It’s wet out there this summer, and that’s made for a mushroom bonanza for St. Albert mycophiles.
Scores of fungi fans are expected to sprout up at the Devonian Botanic Garden’s Pine Pavilion this Sunday to take part in the Alberta Mycological Society’s annual City of Champignons wild mushroom expo.
Society members have fanned out across the province to collect and classify all the fungi they can find to present at the expo, which regularly draws hundreds of guests, said member and Sturgeon County resident Elizabeth Lakeman. Many of the edible mushrooms will be made into delicious gourmet meals for guests to try at the event.
This summer’s massive rains have made for a bumper crop of wild mushrooms around Edmonton, Lakeman said. She’s seen scores of red tops, hundreds of poisonous fly agarics (the infamous magic mushroom), and edible shaggy manes (which don’t normally turn up until fall). She’s also managed to harvest some 10 pounds of the delicious hericium mushroom (which looks like a frost-covered weeping willow) from a certain spot in St. Albert.
She even spotted a rare umbrella polypore mushroom (which looks like a cloud of hundreds of tiny light brown broken umbrellas) in her front yard that’s typically only found in China.
“I couldn’t even find it in any of the mushroom books for this area,” she said.
“This year there are so many mushrooms out there.”
Michelle Whitehead of St. Albert’s Untamed Feast (which sells wild mushrooms at the St. Albert Farmers’ Market) said it’s been a strange year for mushroom hunting. The late rains pushed back the start of morel season by six weeks (morels are tasty mushrooms known for their honeycomb-like caps), but made for some huge ’shrooms when the morels started sprouting.
“Into the third week of July, we were harvesting morels the size of my hand or larger,” she said.
“They’re just gorgeous.”
Mushrooms are the fruit of fungi, the main bodies of which exist underground as thousands of hair-like strands called mycelium. They exist in symbiotic and parasitic relationships with almost every plant, recycling dead material into useable nutrients.
There are a lot of wild mushrooms in Alberta, Lakeman said: some are edible, some are medicinal, some are pretty and many are deadly. Many are also very hard to tell apart, even to experts – an issue this month’s rains may have compounded by washing away the telltale colours and scales from certain species.
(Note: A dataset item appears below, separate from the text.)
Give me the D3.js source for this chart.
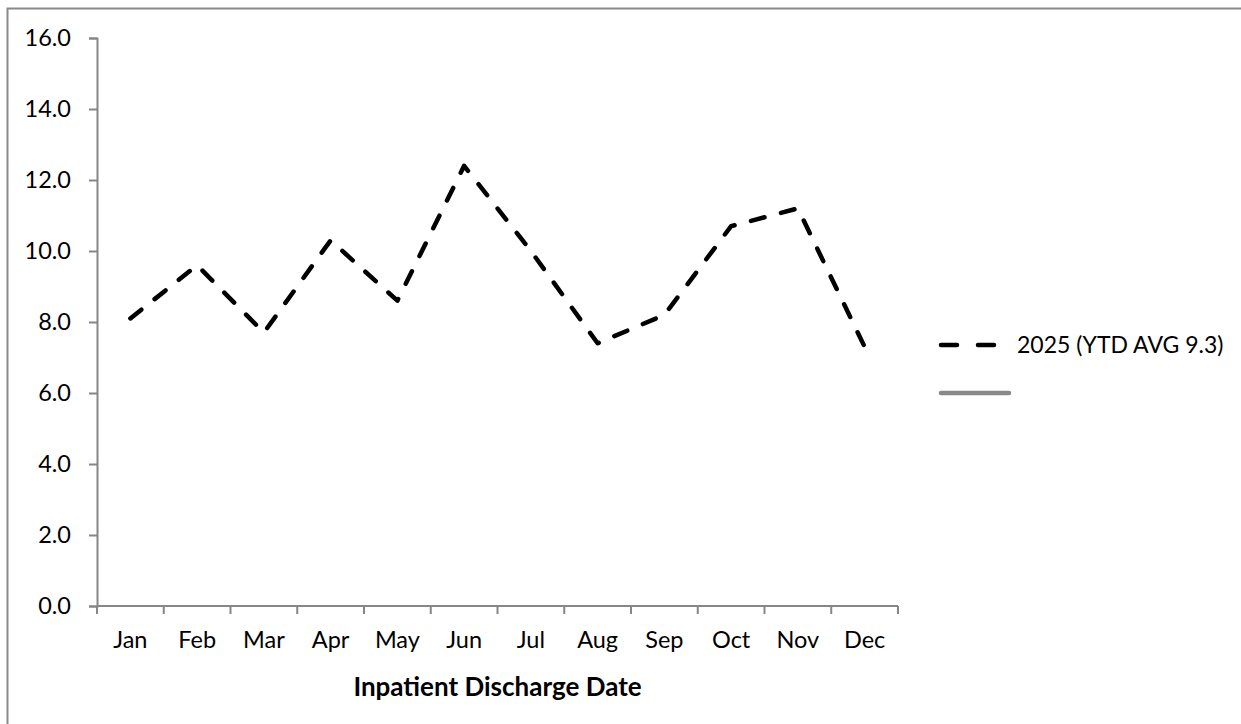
<!DOCTYPE html>
<html>
<head>
<meta charset="utf-8">
<script src="https://cdn.jsdelivr.net/npm/d3@7"></script>
<style>
  html, body { margin: 0; padding: 0; background: #fff; }
  svg { display: block; }
  text { font-family: Lato, "Open Sans", sans-serif; fill: #000; }
</style>
</head>
<body>
<script>
const categories = ["Jan","Feb","Mar","Apr","May","Jun","Jul","Aug","Sep","Oct","Nov","Dec"];
const values2025 = [8.1, 9.6, 7.7, 10.3, 8.6, 12.4, 10.0, 7.4, 8.2, 10.7, 11.2, 7.3];
const yTicks = [0, 2, 4, 6, 8, 10, 12, 14, 16];
const seriesLabel = "2025 (YTD AVG 9.3)";
const xTitle = "Inpatient Discharge Date";

const W = 1241, H = 724;
const svg = d3.select("body").append("svg").attr("width", W).attr("height", H);

// outer border
svg.append("rect").attr("x", 7.5).attr("y", 8.5).attr("width", 1240).attr("height", 730)
  .attr("fill", "none").attr("stroke", "#898989").attr("stroke-width", 2);

const plotLeft = 97, plotRight = 898, plotTop = 38, plotBottom = 606;
const x = d3.scaleBand().domain(categories).range([plotLeft, plotRight]).paddingInner(0).paddingOuter(0);
const y = d3.scaleLinear().domain([0, 16]).range([plotBottom, plotTop]);

// Y axis
const yAxis = svg.append("g").attr("transform", `translate(${plotLeft},0)`)
  .call(d3.axisLeft(y).tickValues(yTicks).tickFormat(d3.format(".1f")).tickSize(8).tickPadding(18));
yAxis.select(".domain").attr("stroke", "#868686").attr("stroke-width", 2);
yAxis.selectAll(".tick line").attr("stroke", "#868686").attr("stroke-width", 2);
yAxis.selectAll(".tick text").attr("font-size", 23.5).attr("font-family", "Lato").attr("fill", "#000");

// X axis: ticks at category boundaries
const xAxisG = svg.append("g").attr("transform", `translate(0,${plotBottom})`);
xAxisG.append("line").attr("x1", plotLeft).attr("x2", plotRight).attr("y1", 0).attr("y2", 0)
  .attr("stroke", "#868686").attr("stroke-width", 2);
const boundaries = categories.map(c => x(c)).concat([x(categories[categories.length-1]) + x.bandwidth()]);
xAxisG.selectAll("line.tk").data(boundaries).enter().append("line").attr("class","tk")
  .attr("x1", d => d).attr("x2", d => d).attr("y1", 0).attr("y2", 8)
  .attr("stroke", "#868686").attr("stroke-width", 2);
xAxisG.selectAll("text.lbl").data(categories).enter().append("text").attr("class","lbl")
  .attr("x", d => x(d) + x.bandwidth()/2).attr("y", 42)
  .attr("text-anchor", "middle").attr("font-size", 23.5).text(d => d);

// X axis title
svg.append("text").attr("x", (plotLeft + plotRight)/2).attr("y", 696)
  .attr("text-anchor", "middle").attr("font-size", 26).attr("font-weight", "bold").text(xTitle);

// line
const line = d3.line().x((d, i) => x(categories[i]) + x.bandwidth()/2).y(d => y(d));
svg.append("path").datum(values2025).attr("d", line)
  .attr("fill", "none").attr("stroke", "#000").attr("stroke-width", 4.5)
  .attr("stroke-dasharray", "14,17").attr("stroke-linecap", "round").attr("stroke-linejoin", "round");

// legend
const lg = svg.append("g");
lg.append("line").attr("x1", 941).attr("x2", 1009).attr("y1", 345).attr("y2", 345)
  .attr("stroke", "#000").attr("stroke-width", 4.5).attr("stroke-dasharray", "16,21").attr("stroke-linecap", "round");
lg.append("text").attr("x", 1017).attr("y", 353).attr("font-size", 23).text(seriesLabel);
lg.append("line").attr("x1", 941).attr("x2", 1009).attr("y1", 393).attr("y2", 393)
  .attr("stroke", "#898989").attr("stroke-width", 4.5).attr("stroke-linecap", "round");
</script>
</body>
</html>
That’s why she and Whitehead recommend going out with an experienced mushroom forager first if you plan to pick wild mushrooms.
“Don’t go out there and just pick something you think is good and eat it,” Lakeman said.
“You need to know what it is you’re eating.”
The mycological society offers beginners’ classes on mushroom identification, and its members will be available Sunday to try and identify any samples guests bring in.
Sunday’s events will have gourmet chefs turn various wild mushrooms into butters, soups, spreads and other dishes, Lakeman said.
If you want to try cooking them yourself, Whitehead advises you to keep it simple.
“SautĂ© it with butter, maybe some onions, little bit of salt, maybe a little bit of white wine or cream ... low slow heat, get them nice and golden, and that’s when they’re most delicious.”
First-timers should also eat in moderation in case they’re allergic to mushrooms, she added.
Sunday’s expo will also include talks on mushrooms and guided mushroom tours.